Actress gets waisted in her new memoir

Monica Parker

Getting Waisted is Monica Parker’s personal memoir, which takes a candid look into her life as a serial dieter.  Parker, an actress and writer, shares tales of growing from a chubby baby into a chunky adult with passion and wit in this book inspired by her one-woman stage show, Sex, Pies & a Few White Lies.

Parker moved back to Toronto from Los Angeles almost five years ago. “If I hadn’t come back to Toronto, I don’t think I would have written the play, because L.A. is a place of distraction, there is always things to do because it is nice outside. It is a town about business, so you are always off negotiating, hustling or doing something.

“When I came back here and faced that first winter in 28 years – I didn’t want to go out. I hadn’t really settled here, I was a new, old girl. I knew the city but it wasn’t in my personal GPS,” she said.   “I would stand at the kitchen sink and say how did this happen, but I wanted it to happen, I wanted to be here near my family.  But, still it wasn’t home, so I decided to sit down and write a show.”

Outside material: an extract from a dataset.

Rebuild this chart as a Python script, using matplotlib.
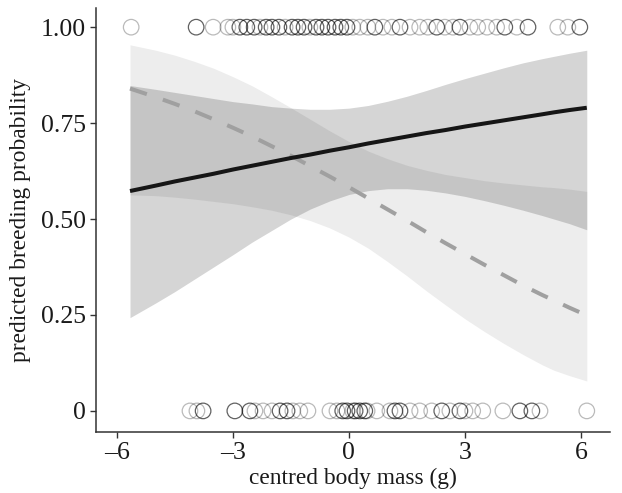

The show was a success, and from this, the Scottish-born actress fell into a speaking career. Through that, people suggested that she write a book. Not daunted by the fact that she had never written one, she was up for the challenge.  Parker wrote a lengthy proposal, sent it out to three American agents, two of which wanted to represent her.

Parker says writing the book was just a joy. “In the book, every chapter begins with a diet, how much money I spent on it, how much weight I lost and how much weight I gained as soon as I stopped it, including the three that nearly killed me.”

Parker says it was fun to rip open her guts and talk about everything that has been her life including her struggle with weight. “What I really got from this book was whatever challenges you are given in life, if you flip that on its head you really see those are the gifts you are given. I believe being a big woman has given me an amazing career, it has always separated me out from the pack.  It didn’t matter if I got older, I was always going to be a character actor. Being a writer has no age limit, but I also have all this experience of constantly being up against challenges and I know what to do. ”

She says that she doesn’t mind fat jokes, but doesn’t want them perpetrated on her. “I don’t mind saying things about myself, I find funny. I don’t feel that I am diminishing myself of anything, I feel it is a way of learning why we respond the way we do to things and a way of putting it out there so other people get comfortable.”

However, Parker said she does not like cruel humour. Parker said she respects honesty in humour and believes if you take pain in your life and put it into the light, then it has no power over you.

She hopes Getting Waisted inspires people to be more of who they are intended to be just as they are. To enjoy their lives and stop focusing on the negative and finding the positive in who they are. 

“Being Jewish has given me my lifelong love of food,” admits Parker with a chuckle. “The activity known as a Jewish family dinner is volcanic.  Everyone has an opinion, and everyone says it, all at one time. I would say that has added value to my humour.” 

Parker divides her time between Los Angeles and Toronto, where she continues to work in film and television. She was also the the co-writer of the film All Dogs Go to Heaven.

In addition to touring her one-woman show, Parker just completed two features films. She has a recurring role in Defiance on the Sci-Fi channel, alongside her husband, actor and fashion designer, Gilles Savard.